▶ [Direction] Every line of the listing must be reproduced as it stands. Leave the images behind.

══════════════════════════════

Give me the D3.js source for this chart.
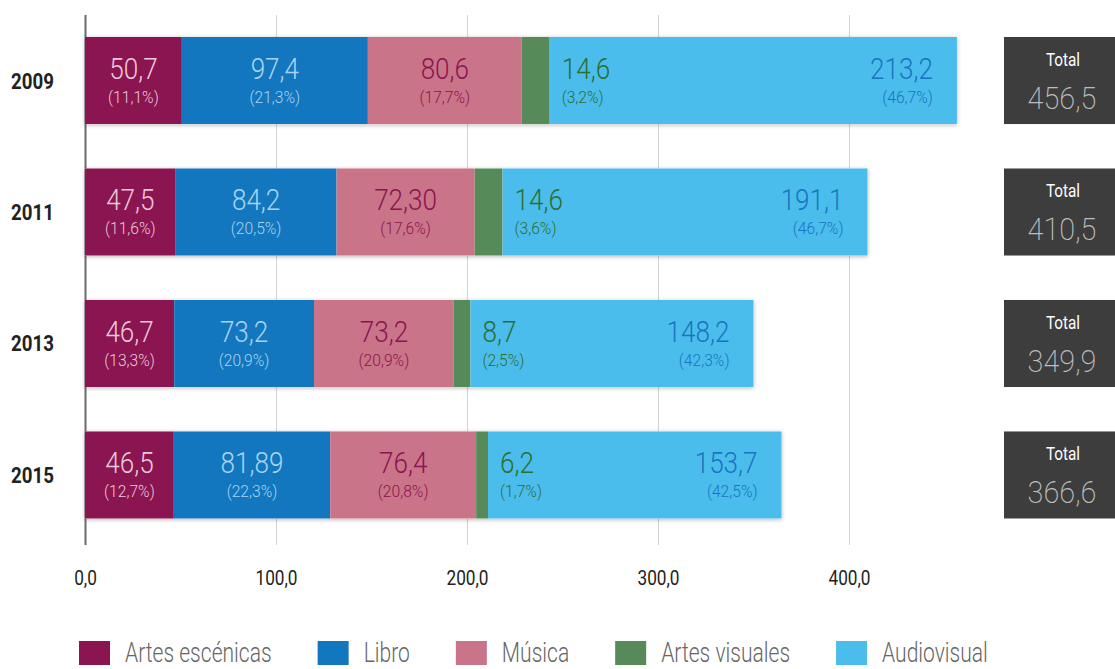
<!DOCTYPE html>
<html>
<head>
<meta charset="utf-8">
<script src="https://cdn.jsdelivr.net/npm/d3@7"></script>
<style>
  body { margin: 0; background: #fff; }
  svg { display: block; }
  text { font-family: Roboto, "Liberation Sans", sans-serif; }
</style>
</head>
<body>
<script>
var w = 1115;
var h = 669;

// data
var years = ["2009", "2011", "2013", "2015"];
var series = ["Artes escénicas", "Libro", "Música", "Artes visuales", "Audiovisual"];
var artesEscenicas = [50.7, 47.5, 46.7, 46.5];
var libro = [97.4, 84.2, 73.2, 81.89];
var musica = [80.6, 72.3, 73.2, 76.4];
var artesVisuales = [14.6, 14.6, 8.7, 6.2];
var audiovisual = [213.2, 191.1, 148.2, 153.7];
var pctArtesEscenicas = [11.1, 11.6, 13.3, 12.7];
var pctLibro = [21.3, 20.5, 20.9, 22.3];
var pctMusica = [17.7, 17.6, 20.9, 20.8];
var pctArtesVisuales = [3.2, 3.6, 2.5, 1.7];
var pctAudiovisual = [46.7, 46.7, 42.3, 42.5];
var totals = [456.5, 410.5, 349.9, 366.6];
// decimals shown on each value label
var decimals = [
    [1, 1, 1, 1],
    [1, 1, 1, 2],
    [1, 2, 1, 1],
    [1, 1, 1, 1],
    [1, 1, 1, 1]
];
var xTicks = [0, 100, 200, 300, 400];

var values = [artesEscenicas, libro, musica, artesVisuales, audiovisual];
var pcts = [pctArtesEscenicas, pctLibro, pctMusica, pctArtesVisuales, pctAudiovisual];
var colors = ["#8a1550", "#1277be", "#c97489", "#568a58", "#4bbdec"];
var valueColors = ["#ecc9dc", "#aad3f0", "#8a1550", "#2e6e30", "#1874c0"];

function fmt(v, d) {
    return v.toFixed(d).replace(".", ",");
}

var x = d3.scaleLinear().domain([0, 400]).range([85, 85 + 400 * 1.91]);
var y = d3.scaleBand().domain(years).range([37, 518.5]).paddingInner(0.338).paddingOuter(0);

var svg = d3.select("body")
    .append("svg")
    .attr("width", w)
    .attr("height", h);

var defs = svg.append("defs");
defs.append("filter")
    .attr("id", "shadow")
    .attr("x", "-5%").attr("y", "-20%")
    .attr("width", "110%").attr("height", "140%")
    .append("feDropShadow")
    .attr("dx", 0).attr("dy", 1)
    .attr("stdDeviation", 2)
    .attr("flood-color", "#000")
    .attr("flood-opacity", 0.3);

// gridlines + axis
var axis = d3.axisBottom(x)
    .tickValues(xTicks)
    .tickSize(-530)
    .tickFormat(function (d) { return fmt(d, 1); });

var gAxis = svg.append("g")
    .attr("transform", "translate(0,545)")
    .call(axis);
gAxis.select(".domain").remove();
gAxis.selectAll(".tick line")
    .attr("stroke", function (d) { return d === 0 ? "#6b6b6b" : "#d4d4d4"; })
    .attr("stroke-width", function (d) { return d === 0 ? 2 : 1; });
gAxis.selectAll(".tick text")
    .attr("fill", "#222")
    .attr("y", 0)
    .attr("dy", 0)
    .attr("transform", "translate(0,40) scale(0.82,1)")
    .style("font-size", "21px");

// stacked rows
var rows = years.map(function (yr, i) {
    var x0 = 0;
    var segs = series.map(function (s, j) {
        var seg = { s: j, start: x0, end: x0 + values[j][i], v: values[j][i], p: pcts[j][i], d: decimals[j][i] };
        x0 += values[j][i];
        return seg;
    });
    return { year: yr, i: i, segs: segs, total: x0 };
});

var row = svg.selectAll("g.row")
    .data(rows)
    .enter()
    .append("g")
    .attr("class", "row")
    .attr("transform", function (d) { return "translate(0," + y(d.year) + ")"; });

var bh = y.bandwidth();

row.append("rect")
    .attr("x", x(0))
    .attr("y", 0)
    .attr("width", function (d) { return x(d.total) - x(0); })
    .attr("height", bh)
    .attr("fill", "#fff")
    .attr("filter", "url(#shadow)");

row.selectAll("rect.seg")
    .data(function (d) { return d.segs; })
    .enter()
    .append("rect")
    .attr("class", "seg")
    .attr("x", function (d) { return x(d.start); })
    .attr("y", 0)
    .attr("width", function (d) { return x(d.end) - x(d.start); })
    .attr("height", bh)
    .attr("fill", function (d) { return colors[d.s]; });

function labelX(d) {
    if (d.s === 3) return x(d.end) + 12;
    if (d.s === 4) return x(d.end) - 24;
    return (x(d.start) + x(d.end)) / 2;
}
function labelAnchor(d) {
    if (d.s === 3) return "start";
    if (d.s === 4) return "end";
    return "middle";
}

var labels = row.selectAll("g.lbl")
    .data(function (d) { return d.segs; })
    .enter()
    .append("g")
    .attr("class", "lbl");

labels.append("text")
    .attr("transform", function (d) { return "translate(" + labelX(d) + ",42) scale(0.9,1)"; })
    .attr("text-anchor", labelAnchor)
    .attr("fill", function (d) { return valueColors[d.s]; })
    .style("font-size", "29px")
    .style("font-weight", 300)
    .text(function (d) { return fmt(d.v, d.d); });

labels.append("text")
    .attr("transform", function (d) { return "translate(" + labelX(d) + ",66) scale(0.92,1)"; })
    .attr("text-anchor", labelAnchor)
    .attr("fill", function (d) { return valueColors[d.s]; })
    .style("font-size", "17px")
    .style("font-weight", 300)
    .text(function (d) { return "(" + fmt(d.p, 1) + "%)"; });

// year labels
row.append("text")
    .attr("transform", "translate(54," + (bh / 2 + 8) + ") scale(0.85,1)")
    .attr("text-anchor", "end")
    .attr("fill", "#222")
    .style("font-weight", "bold")
    .style("font-size", "22px")
    .text(function (d) { return d.year; });

// total boxes
var box = row.append("g")
    .attr("transform", "translate(1004,0)");
box.append("rect")
    .attr("width", 120)
    .attr("height", bh)
    .attr("fill", "#3d3d3d");
box.append("text")
    .attr("transform", "translate(59,29) scale(0.85,1)")
    .attr("text-anchor", "middle")
    .attr("fill", "#fff")
    .style("font-size", "18px")
    .text("Total");
box.append("text")
    .attr("transform", "translate(58,72) scale(0.93,1)")
    .attr("text-anchor", "middle")
    .attr("fill", "#bdbdbd")
    .style("font-size", "31px")
    .style("font-weight", 200)
    .text(function (d) { return fmt(totals[d.i], 1); });

// legend
var legend = svg.append("g").attr("transform", "translate(79,641)");
var lx = 0;
series.forEach(function (s, j) {
    var g = legend.append("g").attr("transform", "translate(" + lx + ",0)");
    g.append("rect")
        .attr("width", 31)
        .attr("height", 24)
        .attr("fill", colors[j]);
    var t = g.append("text")
        .attr("transform", "translate(46,21) scale(0.78,1)")
        .attr("fill", "#666")
        .style("font-size", "27px")
        .style("font-weight", 300)
        .text(s);
    lx += 46 + t.node().getComputedTextLength() * 0.78 + 46;
});
</script>
</body>
</html>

══════════════════════════════

▶ [Result for this task]
Give me the D3.js source for this chart.
<!DOCTYPE html>
<html>
<head>
<meta charset="utf-8">
<script src="https://cdn.jsdelivr.net/npm/d3@7"></script>
<style>
  body { margin: 0; background: #fff; }
  svg { display: block; }
  text { font-family: Roboto, "Liberation Sans", sans-serif; }
</style>
</head>
<body>
<script>
var w = 1115;
var h = 669;

// data
var years = ["2009", "2011", "2013", "2015"];
var series = ["Artes escénicas", "Libro", "Música", "Artes visuales", "Audiovisual"];
var artesEscenicas = [50.7, 47.5, 46.7, 46.5];
var libro = [97.4, 84.2, 73.2, 81.89];
var musica = [80.6, 72.3, 73.2, 76.4];
var artesVisuales = [14.6, 14.6, 8.7, 6.2];
var audiovisual = [213.2, 191.1, 148.2, 153.7];
var pctArtesEscenicas = [11.1, 11.6, 13.3, 12.7];
var pctLibro = [21.3, 20.5, 20.9, 22.3];
var pctMusica = [17.7, 17.6, 20.9, 20.8];
var pctArtesVisuales = [3.2, 3.6, 2.5, 1.7];
var pctAudiovisual = [46.7, 46.7, 42.3, 42.5];
var totals = [456.5, 410.5, 349.9, 366.6];
// decimals shown on each value label
var decimals = [
    [1, 1, 1, 1],
    [1, 1, 1, 2],
    [1, 2, 1, 1],
    [1, 1, 1, 1],
    [1, 1, 1, 1]
];
var xTicks = [0, 100, 200, 300, 400];

var values = [artesEscenicas, libro, musica, artesVisuales, audiovisual];
var pcts = [pctArtesEscenicas, pctLibro, pctMusica, pctArtesVisuales, pctAudiovisual];
var colors = ["#8a1550", "#1277be", "#c97489", "#568a58", "#4bbdec"];
var valueColors = ["#ecc9dc", "#aad3f0", "#8a1550", "#2e6e30", "#1874c0"];

function fmt(v, d) {
    return v.toFixed(d).replace(".", ",");
}

var x = d3.scaleLinear().domain([0, 400]).range([85, 85 + 400 * 1.91]);
var y = d3.scaleBand().domain(years).range([37, 518.5]).paddingInner(0.338).paddingOuter(0);

var svg = d3.select("body")
    .append("svg")
    .attr("width", w)
    .attr("height", h);

var defs = svg.append("defs");
defs.append("filter")
    .attr("id", "shadow")
    .attr("x", "-5%").attr("y", "-20%")
    .attr("width", "110%").attr("height", "140%")
    .append("feDropShadow")
    .attr("dx", 0).attr("dy", 1)
    .attr("stdDeviation", 2)
    .attr("flood-color", "#000")
    .attr("flood-opacity", 0.3);

// gridlines + axis
var axis = d3.axisBottom(x)
    .tickValues(xTicks)
    .tickSize(-530)
    .tickFormat(function (d) { return fmt(d, 1); });

var gAxis = svg.append("g")
    .attr("transform", "translate(0,545)")
    .call(axis);
gAxis.select(".domain").remove();
gAxis.selectAll(".tick line")
    .attr("stroke", function (d) { return d === 0 ? "#6b6b6b" : "#d4d4d4"; })
    .attr("stroke-width", function (d) { return d === 0 ? 2 : 1; });
gAxis.selectAll(".tick text")
    .attr("fill", "#222")
    .attr("y", 0)
    .attr("dy", 0)
    .attr("transform", "translate(0,40) scale(0.82,1)")
    .style("font-size", "21px");

// stacked rows
var rows = years.map(function (yr, i) {
    var x0 = 0;
    var segs = series.map(function (s, j) {
        var seg = { s: j, start: x0, end: x0 + values[j][i], v: values[j][i], p: pcts[j][i], d: decimals[j][i] };
        x0 += values[j][i];
        return seg;
    });
    return { year: yr, i: i, segs: segs, total: x0 };
});

var row = svg.selectAll("g.row")
    .data(rows)
    .enter()
    .append("g")
    .attr("class", "row")
    .attr("transform", function (d) { return "translate(0," + y(d.year) + ")"; });

var bh = y.bandwidth();

row.append("rect")
    .attr("x", x(0))
    .attr("y", 0)
    .attr("width", function (d) { return x(d.total) - x(0); })
    .attr("height", bh)
    .attr("fill", "#fff")
    .attr("filter", "url(#shadow)");

row.selectAll("rect.seg")
    .data(function (d) { return d.segs; })
    .enter()
    .append("rect")
    .attr("class", "seg")
    .attr("x", function (d) { return x(d.start); })
    .attr("y", 0)
    .attr("width", function (d) { return x(d.end) - x(d.start); })
    .attr("height", bh)
    .attr("fill", function (d) { return colors[d.s]; });

function labelX(d) {
    if (d.s === 3) return x(d.end) + 12;
    if (d.s === 4) return x(d.end) - 24;
    return (x(d.start) + x(d.end)) / 2;
}
function labelAnchor(d) {
    if (d.s === 3) return "start";
    if (d.s === 4) return "end";
    return "middle";
}

var labels = row.selectAll("g.lbl")
    .data(function (d) { return d.segs; })
    .enter()
    .append("g")
    .attr("class", "lbl");

labels.append("text")
    .attr("transform", function (d) { return "translate(" + labelX(d) + ",42) scale(0.9,1)"; })
    .attr("text-anchor", labelAnchor)
    .attr("fill", function (d) { return valueColors[d.s]; })
    .style("font-size", "29px")
    .style("font-weight", 300)
    .text(function (d) { return fmt(d.v, d.d); });

labels.append("text")
    .attr("transform", function (d) { return "translate(" + labelX(d) + ",66) scale(0.92,1)"; })
    .attr("text-anchor", labelAnchor)
    .attr("fill", function (d) { return valueColors[d.s]; })
    .style("font-size", "17px")
    .style("font-weight", 300)
    .text(function (d) { return "(" + fmt(d.p, 1) + "%)"; });

// year labels
row.append("text")
    .attr("transform", "translate(54," + (bh / 2 + 8) + ") scale(0.85,1)")
    .attr("text-anchor", "end")
    .attr("fill", "#222")
    .style("font-weight", "bold")
    .style("font-size", "22px")
    .text(function (d) { return d.year; });

// total boxes
var box = row.append("g")
    .attr("transform", "translate(1004,0)");
box.append("rect")
    .attr("width", 120)
    .attr("height", bh)
    .attr("fill", "#3d3d3d");
box.append("text")
    .attr("transform", "translate(59,29) scale(0.85,1)")
    .attr("text-anchor", "middle")
    .attr("fill", "#fff")
    .style("font-size", "18px")
    .text("Total");
box.append("text")
    .attr("transform", "translate(58,72) scale(0.93,1)")
    .attr("text-anchor", "middle")
    .attr("fill", "#bdbdbd")
    .style("font-size", "31px")
    .style("font-weight", 200)
    .text(function (d) { return fmt(totals[d.i], 1); });

// legend
var legend = svg.append("g").attr("transform", "translate(79,641)");
var lx = 0;
series.forEach(function (s, j) {
    var g = legend.append("g").attr("transform", "translate(" + lx + ",0)");
    g.append("rect")
        .attr("width", 31)
        .attr("height", 24)
        .attr("fill", colors[j]);
    var t = g.append("text")
        .attr("transform", "translate(46,21) scale(0.78,1)")
        .attr("fill", "#666")
        .style("font-size", "27px")
        .style("font-weight", 300)
        .text(s);
    lx += 46 + t.node().getComputedTextLength() * 0.78 + 46;
});
</script>
</body>
</html>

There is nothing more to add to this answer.